Strip The Junk Out of Word or Writer Files with Writer2LaTeX and Pandoc
While playing around with LaTeX stuff I noticed that the clean article and ultra-clean article Writer2LaTeX options were quite useful. It occurred to me that aside from converting anything Writer can open to LaTeX, this might also be used to strip the cruft from those very same files. Just convert them back to ODT afterward.

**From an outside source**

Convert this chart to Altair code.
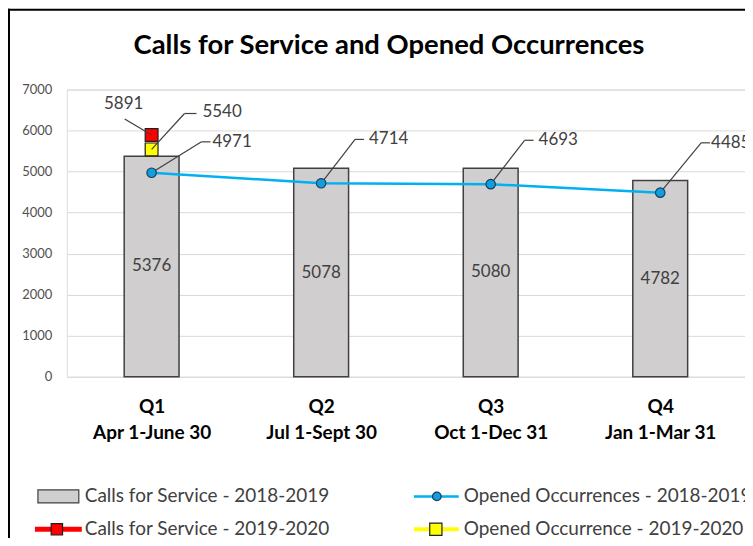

pandoc -o output.odt input.tex
Since Writer2LaTeX was a command-line utility before it became a LibreOffice extension, we can automate it a bit more like this after installing the writer2latex package:
w2l -latex -ultraclean input.odt
Unfortunately that won’t handle everything LibreOffice does. If you want to stick to the command line you can take care of that like this:
loffice --headless --convert-to odt input.docx
I stuck it all in a shell script:
#!/bin/bash
#clean-writer.sh
#http://stackoverflow.com/questions/965053/extract-filename-and-extension-in-bash/965072#965072
FILENAME=$1
EXTENSION=${FILENAME##*.}
FILENAME=${FILENAME%.*}
SCRIPT_NAME=`basename "$0" .sh`
TMP_DIR=${SCRIPT_NAME}-tmp
OUTPUT_FILENAME=${FILENAME}-clean.odt
mkdir ${TMP_DIR}
cp $1 ${TMP_DIR}
cd ${TMP_DIR}
#convert to ODT if the file is DOC or something
if [ "$EXTENSION" != "odt" ]
then
loffice --headless --convert-to odt $1
fi
w2l -latex -ultraclean ${FILENAME}.odt
pandoc -o ${OUTPUT_FILENAME} ${FILENAME}.tex
mv ${OUTPUT_FILENAME} ..
rm *
cd ..
rmdir ${TMP_DIR}
And thus you end up with a much more manageable Writer file. Just be careful: e.g. tables aren’t supported by Pandoc quite properly.